Bentley has trademarked “Barnato” in the United States, the European Union, and the United Kingdom. Every indication points to it becoming the name of the brand’s first-ever electric vehicle, an SUV due for reveal before year’s end and sale in early 2027.
The name honors Woolf Barnato, the diamond-fortune heir who bought a controlling stake in Bentley in 1925, became chairman, and then drove his own cars to three consecutive Le Mans victories from 1928 to 1930. He once raced a Bentley Speed Six against the famed Le Train Bleu from Cannes toward London, beating the locomotive by four minutes and earning a speeding fine from French police for his trouble.
It’s a name dripping with swagger, chosen at a moment when Bentley desperately needs some.
The trademark filing, dated August 20, 2025, covers motor vehicles, electric vehicles, charging cables, and charging stations. Given that Bentley CEO Frank-Steffen Walliser confirmed at a recent media briefing that no second EV will arrive before 2030, there’s only one car this filing could be for.
That briefing revealed a company navigating treacherous ground. Deliveries fell 5 percent in 2025, though Bentley scraped together a seventh consecutive profitable year. More troubling: Volkswagen Group has killed its Scalable Systems Platform, the architecture that was supposed to underpin multiple future Bentley EVs, including a rumored electric sedan.
The entire multi-model electric roadmap collapsed in a single corporate decision.

Bentley’s lone EV survives because it rides on VW Group’s Premium Platform Electric architecture, shared with the Porsche Cayenne EV. One platform, one car, one shot at proving that a battery-powered Bentley can work.
Walliser was blunt about the rest of the lineup. Plug-in hybrids will power the next generation of Bentley models. The next Bentayga, the brand’s bestseller, gets a new PHEV setup whenever it arrives, no earlier than 2028.
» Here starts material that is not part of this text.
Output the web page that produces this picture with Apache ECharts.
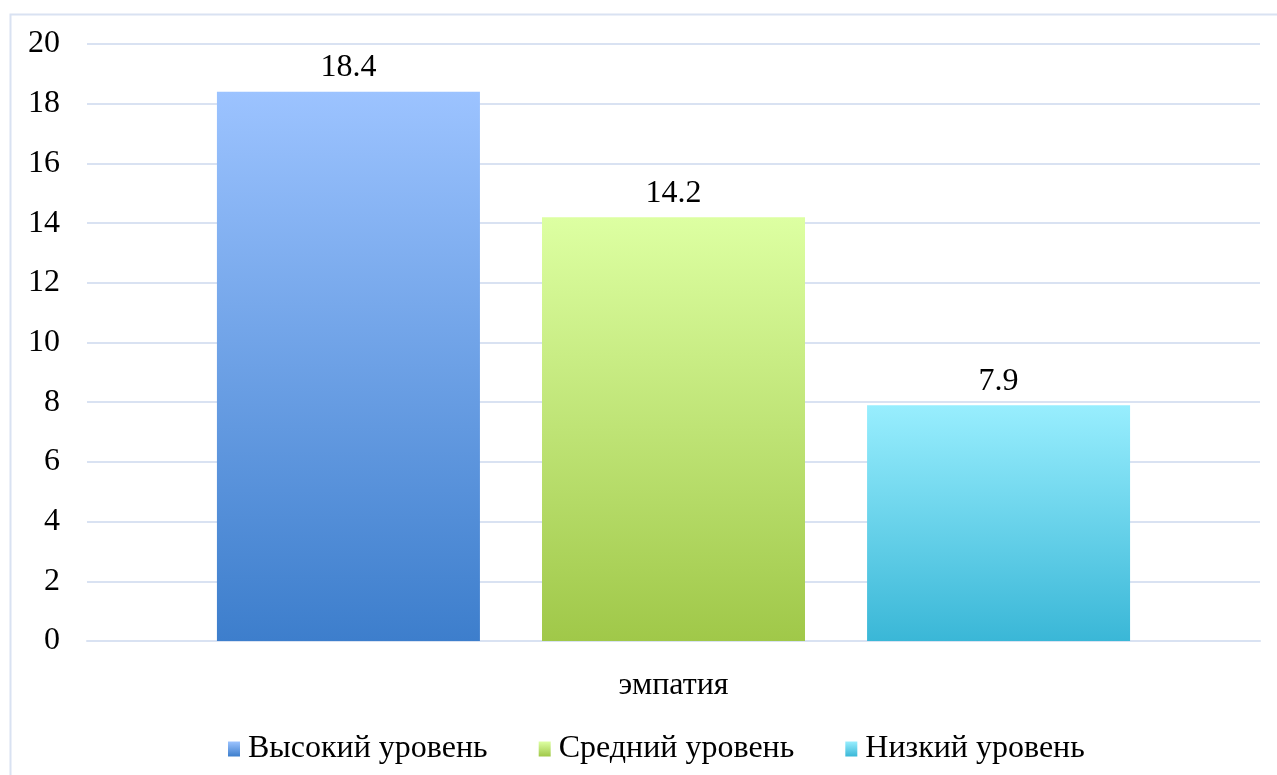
<!DOCTYPE html>
<html><head><meta charset="utf-8">
<script src="https://cdn.jsdelivr.net/npm/echarts@6/dist/echarts.min.js"></script>
<style>html,body{margin:0;padding:0;background:#fff}#c{width:1277px;height:775px}</style>
</head><body><div id="c"></div>
<script>
const categories = ['эмпатия'];
const seriesNames = ['Высокий уровень', 'Средний уровень', 'Низкий уровень'];
const highValues = [18.4];
const midValues = [14.2];
const lowValues = [7.9];
const yTicks = [0, 2, 4, 6, 8, 10, 12, 14, 16, 18, 20];

const grad = (top, bottom) => new echarts.graphic.LinearGradient(0, 0, 0, 1, [
  {offset: 0, color: top}, {offset: 1, color: bottom}]);
const colors = [
  grad('#9CC3FF', '#3D7ECC'),
  grad('#DDFFA2', '#A0C849'),
  grad('#98EEFE', '#3AB7D7')
];
const font = '"Liberation Serif", "Times New Roman", serif';
const chart = echarts.init(document.getElementById('c'));
const values = [highValues, midValues, lowValues];
chart.setOption({
  animation: false,
  textStyle: {fontFamily: font},
  graphic: [{type: 'rect', shape: {x: 10.5, y: 14.5, width: 1300, height: 800},
    style: {fill: 'none', stroke: '#D9E2F2', lineWidth: 2}}],
  grid: {left: 87, right: 17, top: 44, bottom: 134, containLabel: false},
  legend: {
    top: 728, left: 223, itemWidth: 12, itemHeight: 15, itemGap: 51,
    textStyle: {fontFamily: font, fontSize: 32, color: '#000', padding: [0, 0, 0, 3]},
    icon: 'rect',
    data: seriesNames
  },
  xAxis: {
    type: 'category', data: categories,
    axisLine: {lineStyle: {color: '#D9E2F2', width: 2}},
    axisTick: {show: false},
    axisLabel: {fontFamily: font, fontSize: 32, color: '#000', margin: 29}
  },
  yAxis: {
    type: 'value', min: yTicks[0], max: yTicks[yTicks.length - 1], interval: 2,
    axisLine: {show: false}, axisTick: {show: false},
    axisLabel: {fontFamily: font, fontSize: 32, color: '#000', margin: 27, padding: [4, 0, 0, 0]},
    splitLine: {lineStyle: {color: '#D9E2F2', width: 2}}
  },
  series: seriesNames.map((n, i) => ({
    name: n, type: 'bar', data: values[i],
    barWidth: 263, barGap: '23.6%',
    itemStyle: {color: colors[i]},
    label: {show: true, position: 'top', distance: 8, fontFamily: font, fontSize: 32, color: '#000'}
  }))
});
</script></body></html>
In a reversal that would have seemed unthinkable two years ago, Walliser acknowledged that customers are showing renewed interest in pure internal-combustion cars, putting exclusive gas-powered models back on the table. So Bentley is hedging. Hard.
The Barnato name becomes more interesting when you trace its visual lineage. Last year’s EXP 15 concept, the electric SUV that previews this production car, was displayed alongside Barnato’s own Gurney Nutting Sportsman coupe, the so-called “Blue Train Special” he commissioned to celebrate his legendary race. Bentley isn’t just borrowing a name. It’s trying to graft an entire mythology onto a vehicle that will define whether the marque has a viable electric future.

An alternate name, “Torcal,” has been filed in EU and U.K. trademark offices but not in the United States, making it look like a backup option at best. Bentley still holds rights to “Mulsanne,” but Walliser shut that door cleanly, saying the old flagship sedan never sold well enough to justify resurrection.
Barnato is the pick, and it carries weight. Not just historical weight, but strategic weight. Bentley is asking one electric SUV to hold the line while the rest of its portfolio retreats to hybrid and combustion safety. The brand that once went all-in on a 2030 full-electrification target is now telling customers that gas engines are welcome again.
Woolf Barnato was a gambler who bet on himself and won at Le Mans three times running. Bentley is gambling that his name can carry an entirely different kind of machine into an era the man himself never could have imagined. The reveal comes later this year. The verdict comes after that.